V8? Check. Manual gearbox? Check.
The idea behind the Ford Mustang SSP was both simple and brilliant: start with a Fox body Mustang, strip it down, and turn it into a fast cop car. SSP stands for Special Service Package and it was designed specifically for police departments. Built from 1982 until 1993, a total of 15,000 examples were made for police departments across North America. Needless to say, they were immensely popular among the police officers who drove them. The reason? Standard V8 power and a weight reduction over the civilian version. This allowed for a relatively lightweight and fast police car.
The Mustang SSP was also made famous for its use as a chase vehicle for the U-2 spy plane. Even the FBI and US Drug Enforcement Agency acquired a few for their own respective needs. Many are still around today and are often sought after collector's cars, but not too many of them are in the amazing condition as this one being offered by Mecum Auctions.
This 1989 Ford Mustang SSP is one of 32 examples ordered by the Canadian Mounted Police, and one of only four for the Saskatchewan province. Given its age, it's still in remarkable condition inside and out. The blue interior still has a service-ready radio (shotgun not included), while the two-tone blue and white exterior has police lights and sirens, and the official Royal Canadian Mounted Police livery. Power comes from the 5.0-liter V8 used in Mustangs at the time, so figure around 157 horsepower and 240 lb-ft of torque.

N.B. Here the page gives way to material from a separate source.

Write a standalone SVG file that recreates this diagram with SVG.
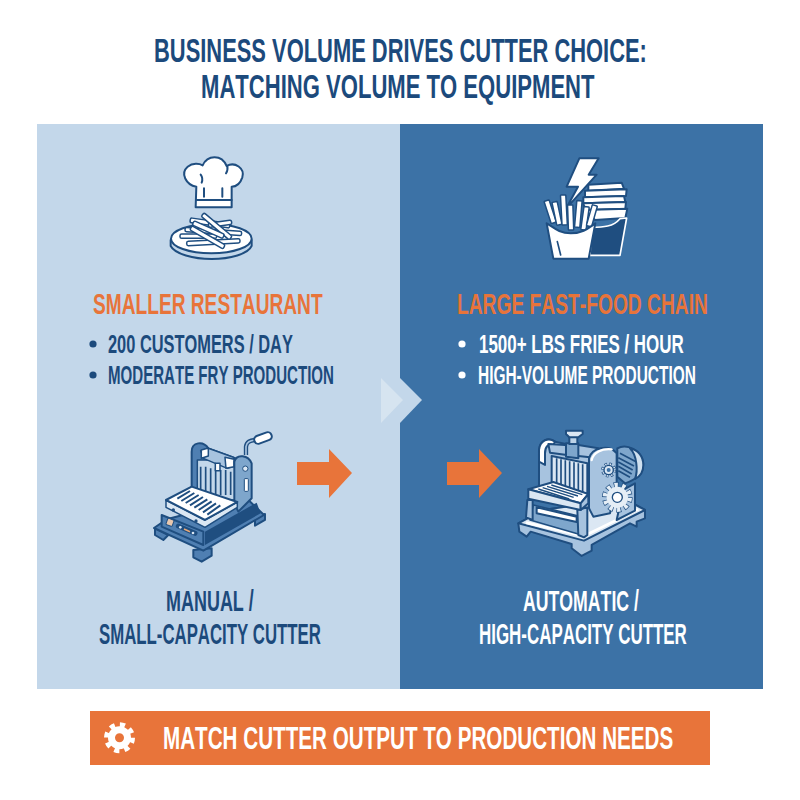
<svg xmlns="http://www.w3.org/2000/svg" width="800" height="800" viewBox="0 0 800 800">
<style>
text{font-family:"Liberation Sans",Arial,sans-serif;font-weight:700;font-kerning:none}
.t{fill:#1c4a7c;font-size:33px}
.h{fill:#e8743a;font-size:30px}
.d{fill:#1c4a7c;font-size:25px}
.w{fill:#fff;font-size:25px}
.c{fill:#1c4a7c;font-size:29px}
.cw{fill:#fff;font-size:29px}
.o{stroke:#1f4e80;stroke-width:6;stroke-linejoin:round;stroke-linecap:round}
.o2{stroke:#1f4e80;stroke-width:4.5;stroke-linejoin:round;stroke-linecap:round}
.wh{fill:#fff}.lt{fill:#dbe7f3}.pl{fill:#a7c3df}.mid{fill:#7ea6cc}.mb{fill:#4f7fb2}.dk{fill:#1f4e80}.no{fill:none}
</style>
<rect width="800" height="800" fill="#fff"/>
<g id="title">
<text class="t" transform="translate(154 62) scale(.664 1)">BUSINESS VOLUME DRIVES CUTTER CHOICE:</text>
<text class="t" transform="translate(201 98) scale(.669 1)">MATCHING VOLUME TO EQUIPMENT</text>
</g>
<g id="panels">
<rect x="37" y="124" width="363" height="565" fill="#c3d7ea"/>
<rect x="400" y="124" width="363" height="565" fill="#3c72a6"/>
<polygon points="400,378 422,400 400,423" fill="#c3d7ea"/>
<polygon points="381,378 403,400 381,423" fill="#d6e4f0"/>
</g>
<g id="icon-chef" transform="translate(150 140) scale(.3333)">
<path class="o wh" d="M139,140C108,135 90,100 113,80C128,68 148,70 158,76C172,44 215,42 230,78C255,64 285,85 277,112C271,130 258,140 245,140L245,202L137,202Z"/>
<path class="o no" d="M139,180H245M162,145V170M217,145V170M155,128C158,120 158,112 152,104M232,78C234,90 232,95 228,100"/>
<path class="o" fill="#c3d7ea" d="M62,300V318C75,342 130,357 185,357C240,357 295,342 305,318V300Z"/>
<ellipse class="o wh" cx="184" cy="296" rx="121" ry="44"/>
<g class="o2 wh">
<rect x="90" y="282" width="110" height="13" rx="5"/>
<rect x="105" y="268" width="170" height="13" rx="5" transform="rotate(4 190 274)"/>
<rect x="110" y="300" width="160" height="13" rx="5" transform="rotate(-3 190 306)"/>
<rect x="120" y="242" width="120" height="14" rx="5" transform="rotate(8 180 249)"/>
<rect x="175" y="245" width="70" height="13" rx="5" transform="rotate(-8 210 250)"/>
<rect x="115" y="285" width="115" height="14" rx="5" transform="rotate(30 172 292)"/>
<rect x="145" y="252" width="110" height="14" rx="5" transform="rotate(40 200 259)"/>
<rect x="125" y="262" width="100" height="14" rx="5" transform="rotate(24 175 269)"/>
</g>
</g>
<g id="icon-fries" transform="translate(520 140) scale(.3333)">
<g class="o wh">
<path d="M205,134L305,128L312,146L205,152Z"/>
<path d="M195,152L320,148L318,168L195,172Z"/>
<path d="M190,172L312,168L316,186L190,190Z"/>
<path d="M190,190L318,186L316,206L195,210Z"/>
<path d="M195,210L322,206L316,234L225,240Z"/>
</g>
<path class="dk" stroke="#fff" stroke-width="5" stroke-linejoin="round" d="M215,262C250,262 280,260 300,236L320,234L300,346L210,346Z"/>
<polygon class="o wh" points="178,55 236,55 206,104 230,104 138,206 174,140 140,140"/>
<g class="o2 wh">
<rect x="-8" y="-40" width="16" height="70" rx="2" transform="translate(92 220) rotate(-18)"/>
<rect x="-8" y="-40" width="16" height="70" rx="2" transform="translate(112 225) rotate(-12)"/>
<rect x="-8" y="-50" width="16" height="90" rx="2" transform="translate(132 215) rotate(-3)"/>
<rect x="-8" y="-40" width="16" height="75" rx="2" transform="translate(152 235) rotate(-2)"/>
<rect x="-8" y="-40" width="16" height="80" rx="2" transform="translate(175 222) rotate(5)"/>
<rect x="-8" y="-35" width="16" height="70" rx="2" transform="translate(195 235) rotate(8)"/>
<rect x="-8" y="-35" width="16" height="65" rx="2" transform="translate(215 230) rotate(16)"/>
</g>
<path class="o wh" d="M80,250C100,262 118,280 152,280C190,280 208,262 226,250L206,356H100Z"/>
<path d="M112,305L122,345" stroke="#1f4e80" stroke-width="5" stroke-linecap="round"/>
</g>
<g id="left-text">
<text class="h" transform="translate(93 314) scale(.638 1)">SMALLER RESTAURANT</text>
<circle cx="93" cy="344" r="3.6" fill="#1c4a7c"/>
<text class="d" transform="translate(108 353) scale(.656 1)">200 CUSTOMERS / DAY</text>
<circle cx="93" cy="375" r="3.6" fill="#1c4a7c"/>
<text class="d" transform="translate(108 384) scale(.603 1)">MODERATE FRY PRODUCTION</text>
<text class="c" transform="translate(166 611) scale(.62 1)">MANUAL /</text>
<text class="c" transform="translate(99 644) scale(.579 1)">SMALL-CAPACITY CUTTER</text>
</g>
<g id="right-text">
<text class="h" transform="translate(457 314) scale(.641 1)">LARGE FAST-FOOD CHAIN</text>
<circle cx="462" cy="344" r="3.6" fill="#fff"/>
<text class="w" transform="translate(479 353) scale(.678 1)">1500+ LBS FRIES / HOUR</text>
<circle cx="462" cy="375" r="3.6" fill="#fff"/>
<text class="w" transform="translate(478 384) scale(.618 1)">HIGH-VOLUME PRODUCTION</text>
<text class="cw" transform="translate(523 611) scale(.61 1)">AUTOMATIC /</text>
<text class="cw" transform="translate(479 644) scale(.584 1)">HIGH-CAPACITY CUTTER</text>
</g>
<g id="machine-small" transform="translate(140 420) scale(.3333)">
<g class="o mb">
<path d="M45,325V345L70,360L85,345Z"/>
<path d="M160,390V412L185,425L215,407V385Z"/>
<path d="M345,290V317L375,300V282Z"/>
<path d="M42,324L80,298L320,235L372,285L190,392Z"/>
</g>
<path class="dk" d="M195,335L350,248L362,280L195,375Z"/>
<path class="o mb" d="M65,285L190,335V375L65,320Z"/>
<rect x="80" y="297" width="20" height="20" rx="3" fill="#e8c7ae" stroke="#1f4e80" stroke-width="3" transform="rotate(20 90 307)"/>
<path d="M115,318L165,340" stroke="#1f4e80" stroke-width="15" stroke-linecap="round"/>
<path d="M132,327L150,335" stroke="#e8a877" stroke-width="5"/>
<circle cx="121" cy="322" r="4" fill="#dbe7f3"/><circle cx="159" cy="339" r="4" fill="#dbe7f3"/>
<path class="o mb" d="M155,215V95C155,65 190,62 205,85L300,120V230L165,220Z"/>
<rect class="o2" fill="#c3d7ea" x="172" y="120" width="115" height="120"/>
<path d="M182,140V225M197,140V225M212,145V225M227,145V225M242,150V225M257,150V225M272,155V225" stroke="#1f4e80" stroke-width="5"/>
<path class="o2 pl" d="M182,92L205,85L280,112L285,138L262,145L190,115Z"/>
<path class="o2 wh" d="M184,90L205,84V108L184,115Z"/>
<path class="o2 wh" d="M255,112L282,118V140L258,145Z"/>
<path class="o2 wh" d="M226,130H240V152H226Z"/>
<path class="o mid" d="M283,250V125C290,100 325,105 335,130V235L295,275Z"/>
<circle cx="316" cy="146" r="8" fill="#dbe7f3" stroke="#1f4e80" stroke-width="3"/>
<rect x="313" y="176" width="12" height="38" rx="2" fill="#fff" stroke="#1f4e80" stroke-width="3"/>
<path d="M318,105V80C320,65 330,62 345,60" fill="none" stroke="#1f4e80" stroke-width="13"/>
<path d="M318,105V80C320,65 330,62 345,60" fill="none" stroke="#a7c3df" stroke-width="5"/>
<rect class="o wh" x="342" y="42" width="54" height="24" rx="11" transform="rotate(-20 369 54)"/>
<path class="o2 lt" d="M78,240L195,300L292,246V262L195,322L78,262Z"/>
<path class="o wh" d="M78,240L155,200L292,246L195,300Z"/>
<path d="M112,236L150,213M124,243L163,219M137,249L176,225M150,256L189,231M163,263L202,238M176,270L215,244M189,277L228,250M202,284L241,256" stroke="#1f4e80" stroke-width="6"/>
<circle cx="100" cy="270" r="5" fill="#1f4e80"/><circle cx="168" cy="303" r="5" fill="#1f4e80"/>
</g>
<g id="machine-large" transform="translate(510 420) scale(.3333)">
<path class="o pl" d="M25,310L100,270L340,235L405,270V295L380,305V320L360,310L245,375V392L215,408L185,385V372L62,335L50,350L28,335Z"/>
<path class="o lt" d="M25,310L100,270L340,235L405,270L222,362Z"/>
<path d="M48,308L222,348L385,268" fill="none" stroke="#fff" stroke-width="8"/>
<path class="o2" fill="#7ea6cc" d="M70,255L215,290V345L60,300Z"/>
<path class="o wh" d="M80,262L200,290V306L80,280Z"/>
<path class="o pl" d="M52,240L68,240V300L48,292Z"/>
<path class="o pl" d="M202,270L232,262V345L222,352L205,345Z"/>
<path class="o" fill="#7ea6cc" d="M322,85C350,70 395,90 400,130C400,165 375,180 345,190L322,170Z"/>
<path d="M330,100L378,125M325,113L372,138M325,126L368,150M325,139L365,162M325,152L360,172" stroke="#1f4e80" stroke-width="5"/>
<path class="o" fill="#cfe0ef" d="M360,85C385,90 400,110 400,135C400,155 390,170 375,177C385,150 380,105 360,85Z"/>
<path class="o pl" d="M340,210L375,190V272L320,300Z"/>
<path class="o pl" d="M87,200V90C90,60 115,50 135,65L255,90L240,255L87,205Z"/>
<path class="o wh" d="M87,125V90C90,62 115,50 135,65L130,75C115,70 105,80 105,100V135Z"/>
<path class="o" fill="#dbe7f3" d="M125,108L232,130V222L125,190Z"/>
<path d="M140,115V192M153,118V196M166,121V200M179,124V204M192,127V208M205,130V212M218,133V216" stroke="#1f4e80" stroke-width="5"/>
<path class="o pl" d="M115,72L165,75H205L265,85L240,112L205,108L165,104L120,98Z"/>
<path class="o" fill="#7ea6cc" d="M168,70H205V115L168,110Z"/>
<path class="o" fill="#bcd2e7" d="M178,48H202V72H178Z"/>
<path class="o lt" d="M168,32H218V42L205,52H178L168,42Z"/>
<path class="o wh" d="M55,208L130,186L235,222L212,250Z"/>
<path d="M85,207L178,237M98,203L191,232M111,199L204,228M124,195L217,224" stroke="#1f4e80" stroke-width="4"/>
<path class="o lt" d="M55,208L212,250V270L55,236Z"/>
<path class="o pl" d="M235,222L212,250V270L235,250Z"/>
<path class="o pl" d="M237,265V115C245,85 295,70 320,100V200L300,280L250,290Z"/>
<path class="no" d="M245,120C250,98 275,85 305,88" stroke="#fff" stroke-width="7" stroke-linecap="round"/>
<g id="gear-small" fill="none">
<circle cx="296" cy="150" r="17" stroke="#1f4e80" stroke-width="11" stroke-dasharray="6.700 6.650"/>
<circle cx="296" cy="150" r="17" stroke="#dbe7f3" stroke-width="7" stroke-dasharray="3.700 9.650" stroke-dashoffset="-1.500"/>
<circle cx="296" cy="150" r="14" fill="#dbe7f3" stroke="#1f4e80" stroke-width="4"/>
<circle cx="296" cy="150" r="6" fill="#3c72a6"/>
</g>
<g id="gear-big" fill="none">
<circle cx="322" cy="232" r="37" stroke="#1f4e80" stroke-width="18" stroke-dasharray="14 9.250"/>
<circle cx="322" cy="232" r="37" stroke="#e5eef6" stroke-width="14" stroke-dasharray="10 13.250" stroke-dashoffset="-2"/>
<circle cx="322" cy="232" r="32" fill="#e5eef6"/>
<circle cx="322" cy="232" r="15" fill="#fff" stroke="#1f4e80" stroke-width="4"/>
</g>
</g>
<g id="arrows" fill="#e8743a">
<polygon points="297,462 329,462 329,449 352,473 329,498 329,485 297,485"/>
<polygon points="447,462 479,462 479,449 502,473 479,498 479,485 447,485"/>
</g>
<g id="banner">
<rect x="90" y="711" width="620" height="54" fill="#e8743a"/>
<g id="gear" fill="none" stroke="#fff">
<circle cx="119.500" cy="737.700" r="8" stroke-width="7"/>
<circle cx="119.500" cy="737.700" r="13" stroke-width="5" stroke-dasharray="5.100 5.110"/>
</g>
<text fill="#fff" font-size="31" transform="translate(163 749) scale(.666 1)">MATCH CUTTER OUTPUT TO PRODUCTION NEEDS</text>
</g>
</svg>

But what makes this example all the more special is that it's equipped with a five-speed manual transmission instead of the more popular four-speed slushbox. Exact mileage, unfortunately, is not listed, but the car does come with photographs from during its time in service.
From the looks of things, this example could be in nearly mint condition, a fact that'll likely help it command a respectable price. Speaking of which, Mecum does not offer a price estimate but we've seen previous Mustang SSPs being offered for relatively affordable prices, though they weren't at this level of condition.
The Mecum auction itself remains scheduled to take place this May, though we wouldn't be surprised to see this change given the current climate.